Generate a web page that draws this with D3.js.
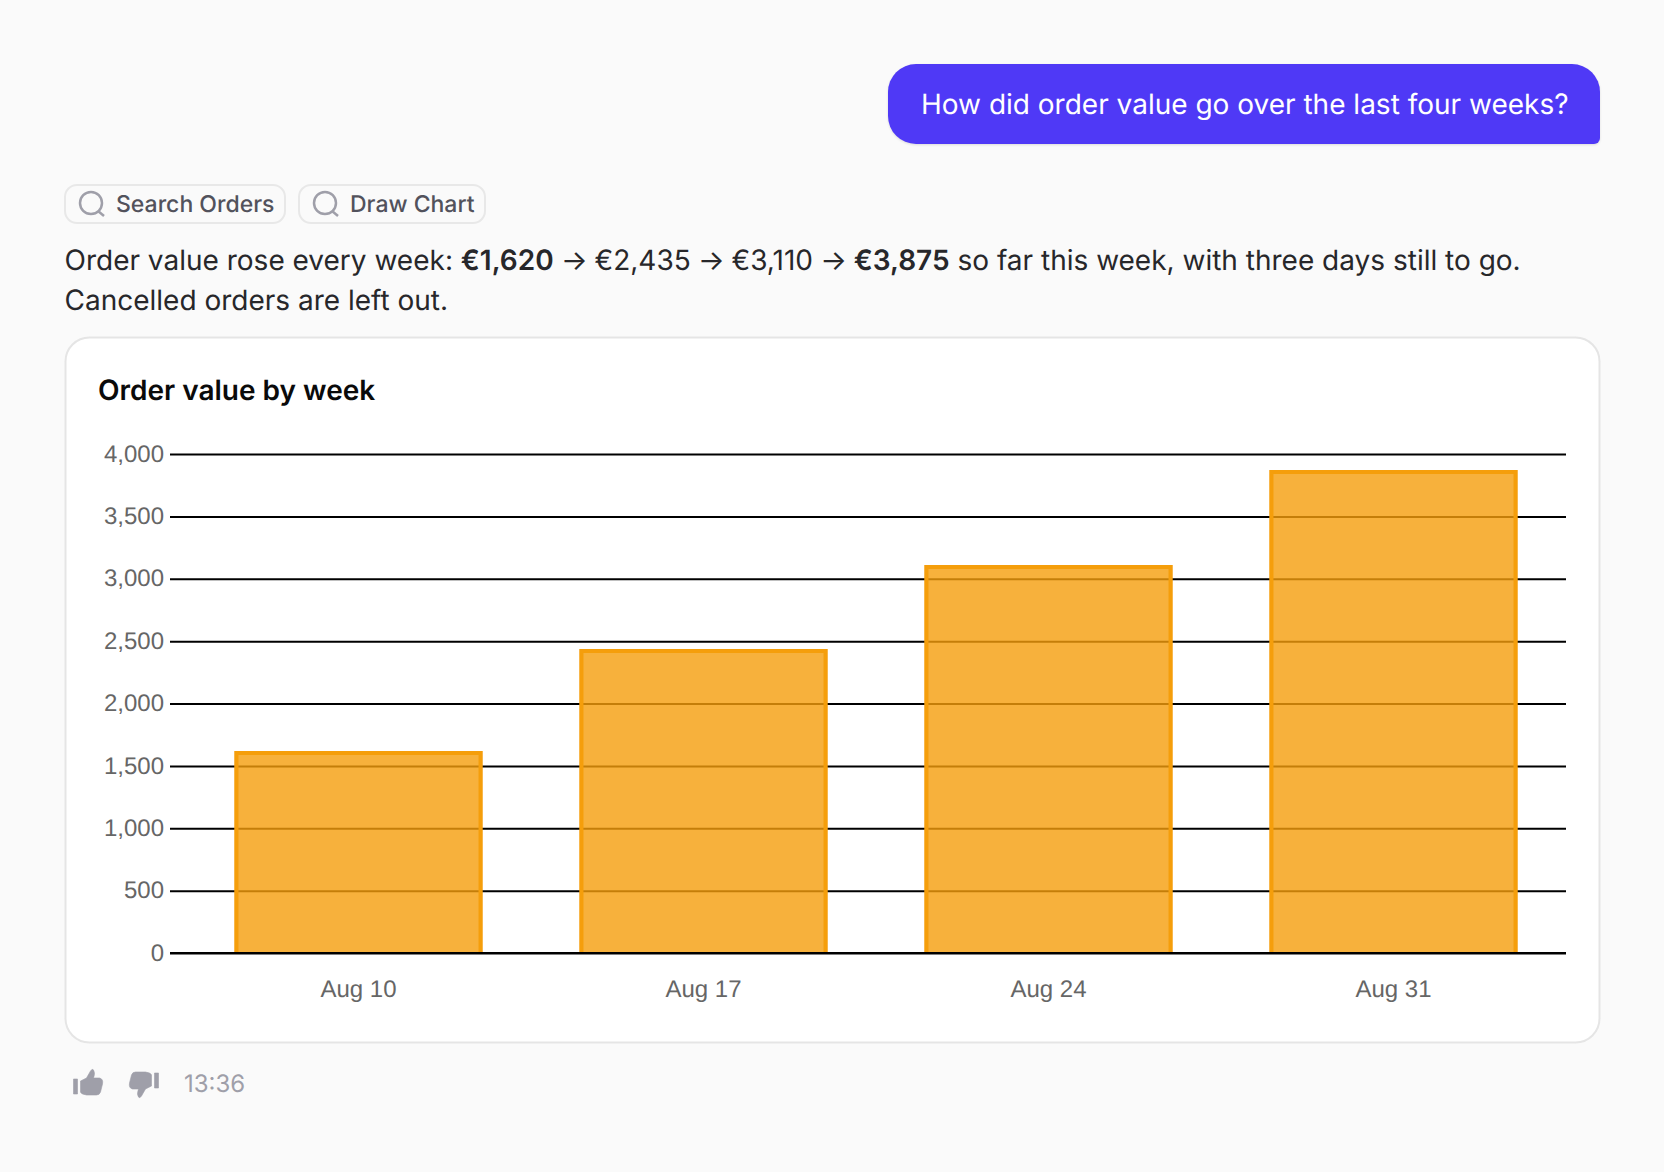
<!DOCTYPE html>
<html>
<head>
<meta charset="utf-8">
<script src="https://cdn.jsdelivr.net/npm/d3@7"></script>
<style>
  html, body { margin: 0; background: #fafafa; }
  svg { display: block; font-family: Inter, sans-serif; text-rendering: geometricPrecision; }
</style>
</head>
<body>
<div id="chart-area"></div>
<script>
// chart data
var weeks = ['Aug 10', 'Aug 17', 'Aug 24', 'Aug 31']
var orderValues = [1620, 2435, 3110, 3875]
var yTicks = [0, 500, 1000, 1500, 2000, 2500, 3000, 3500, 4000]

// chat texts
var question = 'How did order value go over the last four weeks?'
var chips = ['Search Orders', 'Draw Chart']
var chipLefts = [65, 299]
var chipRights = [285, 485]
var answerParts = [
  ['Order value rose every week: ', false],
  ['€1,620', true],
  [' → ', false],
  ['€2,435', false],
  [' → ', false],
  ['€3,110', false],
  [' → ', false],
  ['€3,875', true],
  [' so far this week, with three days still to go.', false]
]
var answerEnd = 'Cancelled orders are left out.'
var chartTitle = 'Order value by week'
var timeLabel = '13:36'

var tickFont = '"Liberation Sans", Arial, sans-serif'

var svg = d3.select('#chart-area')
  .append('svg')
  .attr('width', 1664)
  .attr('height', 1172)

// question bubble
svg.append('path')
  .attr('d', 'M916 64 H1572 A28 28 0 0 1 1600 92 V138 A6 6 0 0 1 1594 144 H916 A28 28 0 0 1 888 116 V92 A28 28 0 0 1 916 64 Z')
  .attr('fill', '#4f39f6')
  .style('filter', 'drop-shadow(0 1px 1px rgba(0,0,0,0.12))')

svg.append('text')
  .attr('x', 921)
  .attr('y', 114)
  .attr('font-size', 28)
  .attr('fill', '#fff')
  .text(question)

// tool chips
chips.forEach(function (label, i) {
  var left = chipLefts[i]
  svg.append('rect')
    .attr('x', left)
    .attr('y', 185)
    .attr('width', chipRights[i] - left)
    .attr('height', 38)
    .attr('rx', 12)
    .attr('fill', '#fafafa')
    .attr('stroke', '#e8e8e8')
    .attr('stroke-width', 2)
  svg.append('circle')
    .attr('cx', left + 26)
    .attr('cy', 203)
    .attr('r', 11)
    .attr('fill', 'none')
    .attr('stroke', '#9f9fa9')
    .attr('stroke-width', 2.5)
  svg.append('line')
    .attr('x1', left + 33)
    .attr('y1', 211)
    .attr('x2', left + 39)
    .attr('y2', 216)
    .attr('stroke', '#9f9fa9')
    .attr('stroke-width', 2.5)
  svg.append('text')
    .attr('x', left + 51)
    .attr('y', 212)
    .attr('font-size', 23)
    .attr('font-weight', 500)
    .attr('fill', '#52525c')
    .text(label)
})

// answer text
var answer = svg.append('text')
  .attr('x', 64.5)
  .attr('y', 270)
  .attr('font-size', 28)
  .attr('fill', '#27272a')
  .attr('xml:space', 'preserve')
  .style('white-space', 'pre')

answer.selectAll('tspan')
  .data(answerParts)
  .enter().append('tspan')
  .attr('font-weight', function (d) { return d[1] ? 600 : 400 })
  // arrows sit a little tighter than the font gives them
  .attr('letter-spacing', function (d) { return d[0] === ' → ' ? -0.55 : 0 })
  .text(function (d) { return d[0] })

svg.append('text')
  .attr('x', 64.5)
  .attr('y', 310)
  .attr('font-size', 28)
  .attr('fill', '#27272a')
  .text(answerEnd)

// chart card
svg.append('rect')
  .attr('x', 65.5)
  .attr('y', 337.5)
  .attr('width', 1534)
  .attr('height', 705)
  .attr('rx', 24)
  .attr('fill', '#fff')
  .attr('stroke', '#e5e5e5')
  .attr('stroke-width', 2)

svg.append('text')
  .attr('x', 98)
  .attr('y', 400)
  .attr('font-size', 28)
  .attr('font-weight', 600)
  .attr('fill', '#0a0a0a')
  .text(chartTitle)

// Scales
var x = d3.scaleBand()
  .domain(weeks)
  .range([186, 1566])
  .paddingInner(0.281)
  .paddingOuter(0.1405)

var y = d3.scaleLinear()
  .domain([0, 4000])
  .range([953, 454])

// y axis with gridlines, ticks run out to the left of the band range
var yAxisGroup = svg.append('g')
  .attr('transform', 'translate(170, 0)')
  .call(d3.axisRight(y)
    .tickValues(yTicks)
    .tickSize(1396)
    .tickFormat(d3.format(',')))

yAxisGroup.select('.domain').remove()
yAxisGroup.selectAll('line')
  .attr('stroke', '#000')
  .attr('stroke-width', 2)
yAxisGroup.selectAll('text')
  .attr('x', -6)
  .attr('dy', '0.3em')
  .attr('text-anchor', 'end')
  .attr('font-family', tickFont)
  .attr('font-size', 24)
  .attr('fill', '#666')

// bars, fill is see through so the gridlines show
var bars = svg.append('g')
  .selectAll('g')
  .data(weeks)
  .enter().append('g')

bars.append('rect')
  .attr('x', function (d) { return x(d) })
  .attr('y', function (d, i) { return Math.round(y(orderValues[i])) })
  .attr('width', x.bandwidth())
  .attr('height', function (d, i) { return y(0) - Math.round(y(orderValues[i])) })
  .attr('fill', 'rgba(245, 158, 11, 0.8)')

// border has no bottom side
bars.append('path')
  .attr('d', function (d, i) {
    var l = x(d) + 2
    var r = x(d) + x.bandwidth() - 2
    var t = Math.round(y(orderValues[i])) + 2
    return 'M' + l + ' ' + y(0) + ' V' + t + ' H' + r + ' V' + y(0)
  })
  .attr('fill', 'none')
  .attr('stroke', '#f59e0b')
  .attr('stroke-width', 4)

// zero line sits over the bars
svg.append('line')
  .attr('x1', 170)
  .attr('x2', 1566)
  .attr('y1', y(0))
  .attr('y2', y(0))
  .attr('stroke', '#000')
  .attr('stroke-width', 2)

// x axis labels
var xAxisGroup = svg.append('g')
  .attr('transform', 'translate(0, ' + y(0) + ')')
  .call(d3.axisBottom(x).tickSize(0).tickPadding(27))

xAxisGroup.select('.domain').remove()
xAxisGroup.selectAll('text')
  .attr('font-family', tickFont)
  .attr('font-size', 24)
  .attr('fill', '#666')

// feedback icons
var thumb = 'M7 12 L13 9 L17 2 Q19 -1 20 1 Q22 4 20 9 L26 9 Q30 10 29 15 L27 23 Q26 26 23 26 L13 26 Q7 25 7 23 Z'
var thumbBar = 'M0 10 H4 V25 H0 Z'

svg.append('g')
  .attr('transform', 'translate(73.5, 1069)')
  .selectAll('path')
  .data([thumb, thumbBar])
  .enter().append('path')
  .attr('d', function (d) { return d })
  .attr('fill', '#9f9fa9')
  .attr('stroke', '#9f9fa9')
  .attr('stroke-width', 0.6)
  .attr('stroke-linejoin', 'round')

svg.append('g')
  .attr('transform', 'translate(158.5, 1098) rotate(180)')
  .selectAll('path')
  .data([thumb, thumbBar])
  .enter().append('path')
  .attr('d', function (d) { return d })
  .attr('fill', '#9f9fa9')
  .attr('stroke', '#9f9fa9')
  .attr('stroke-width', 0.6)
  .attr('stroke-linejoin', 'round')

svg.append('text')
  .attr('x', 184)
  .attr('y', 1092)
  .attr('font-size', 24)
  .attr('fill', '#9f9fa9')
  .text(timeLabel)
</script>
</body>
</html>
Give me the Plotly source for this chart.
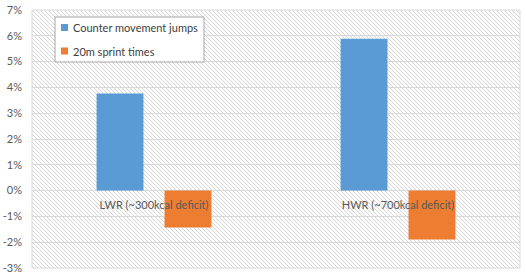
import base64
import plotly.graph_objects as go

categories = ["LWR (~300kcal deficit)", "HWR (~700kcal deficit)"]
cmj = [3.76, 5.89]
sprint = [-1.43, -1.9]
series_names = ["Counter movement jumps", "20m sprint times"]
colors = ["#5b9bd5", "#ed7d31"]
y_ticks = list(range(-3, 8))

W, H = 526, 277
L, R, T, B = 32, 6, 10, 9
PW, PH = W - L - R, H - T - B

svg = ('<svg xmlns="http://www.w3.org/2000/svg" width="488" height="258" preserveAspectRatio="none">'
       '<defs><pattern id="p" width="4" height="4" patternUnits="userSpaceOnUse">'
       '<path d="M-1,-1 L5,5 M-1,3 L1,5 M3,-1 L5,1" stroke="#d6d6d6" stroke-width="1"/></pattern></defs>'
       '<rect width="488" height="258" fill="url(#p)"/></svg>')
src = "data:image/svg+xml;base64," + base64.b64encode(svg.encode()).decode()

fig = go.Figure()
for name, vals, c in zip(series_names, [cmj, sprint], colors):
    fig.add_trace(go.Bar(x=categories, y=vals, name=name, showlegend=False,
                         marker=dict(color=c, line=dict(width=0))))

def px(x):
    return (x - L) / PW

def py(y):
    return 1 - (y - T) / PH

fam = "Lato, Noto Sans, sans-serif"
shapes = [dict(type="rect", xref="paper", yref="paper", x0=0, x1=1, y0=0, y1=1,
               line=dict(color="#d9d9d9", width=1), layer="below"),
          dict(type="rect", xref="paper", yref="paper", x0=px(55), x1=px(204), y0=py(62), y1=py(17),
               fillcolor="white", line=dict(color="#a6a6a6", width=1), layer="above")]
annotations = []
item_y = [27.5, 51]
for name, c, yy in zip(series_names, colors, item_y):
    shapes.append(dict(type="rect", xref="paper", yref="paper", x0=px(61), x1=px(68),
                       y0=py(yy + 3.5), y1=py(yy - 3.5), fillcolor=c, line=dict(width=0), layer="above"))
    annotations.append(dict(text=name, xref="paper", yref="paper", x=px(71), y=py(yy),
                            xanchor="left", yanchor="middle", showarrow=False,
                            font=dict(family=fam, size=11, color="#404040")))

fig.update_layout(
    width=W, height=H,
    margin=dict(l=L, r=R, t=T, b=B, autoexpand=False),
    paper_bgcolor="white", plot_bgcolor="rgba(0,0,0,0)",
    barmode="group", bargap=0.443, bargroupgap=0.31,
    font=dict(family=fam, size=11, color="#595959"),
    showlegend=False,
    images=[dict(source=src, xref="paper", yref="paper", x=0, y=1, sizex=1, sizey=1,
                 sizing="stretch", layer="below", xanchor="left", yanchor="top")],
    xaxis=dict(type="category", range=[-0.5, 1.5], showgrid=False, showline=False,
               zeroline=False, ticks="", anchor="free", position=0.3, automargin=False,
               tickfont=dict(family=fam, size=11, color="#595959"),
               ticklabelstandoff=6),
    yaxis=dict(range=[-3, 7], tickvals=y_ticks, ticktext=[f"{v}%" for v in y_ticks],
               showgrid=True, gridcolor="#d9d9d9", gridwidth=1, zeroline=False, automargin=False,
               showline=False, ticks="", ticklabelstandoff=9, fixedrange=True),
    shapes=shapes,
    annotations=annotations,
)
fig.write_html("out.html")
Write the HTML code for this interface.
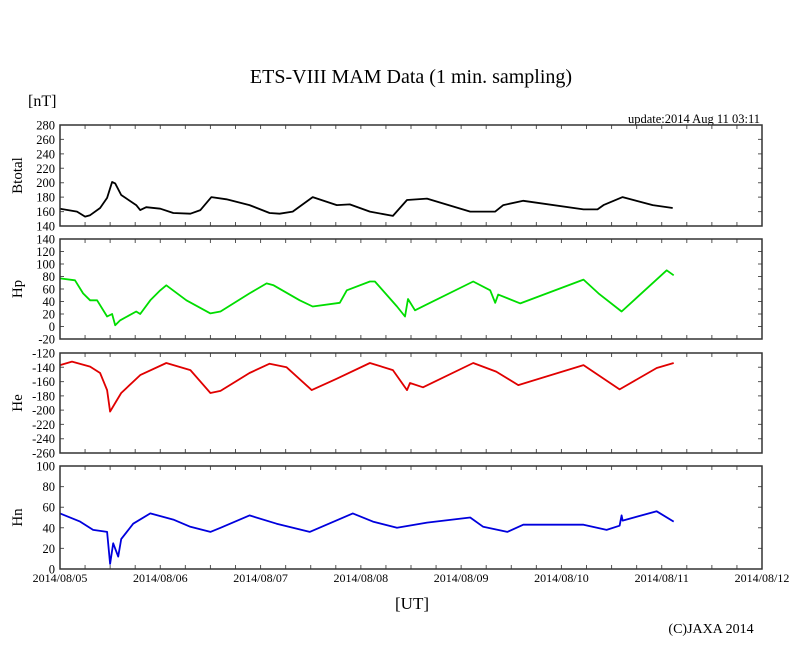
□ □ □ □ □
Exercise prompt
Your task is to retype exactly the lines from the one containing "Give me the Plotly source for this chart." through the one containing "return 1 - (y - T) / PH", leaving every picture out.

Written answer
Give me the Plotly source for this chart.
import base64
import plotly.graph_objects as go

categories = ["LWR (~300kcal deficit)", "HWR (~700kcal deficit)"]
cmj = [3.76, 5.89]
sprint = [-1.43, -1.9]
series_names = ["Counter movement jumps", "20m sprint times"]
colors = ["#5b9bd5", "#ed7d31"]
y_ticks = list(range(-3, 8))

W, H = 526, 277
L, R, T, B = 32, 6, 10, 9
PW, PH = W - L - R, H - T - B

svg = ('<svg xmlns="http://www.w3.org/2000/svg" width="488" height="258" preserveAspectRatio="none">'
       '<defs><pattern id="p" width="4" height="4" patternUnits="userSpaceOnUse">'
       '<path d="M-1,-1 L5,5 M-1,3 L1,5 M3,-1 L5,1" stroke="#d6d6d6" stroke-width="1"/></pattern></defs>'
       '<rect width="488" height="258" fill="url(#p)"/></svg>')
src = "data:image/svg+xml;base64," + base64.b64encode(svg.encode()).decode()

fig = go.Figure()
for name, vals, c in zip(series_names, [cmj, sprint], colors):
    fig.add_trace(go.Bar(x=categories, y=vals, name=name, showlegend=False,
                         marker=dict(color=c, line=dict(width=0))))

def px(x):
    return (x - L) / PW

def py(y):
    return 1 - (y - T) / PH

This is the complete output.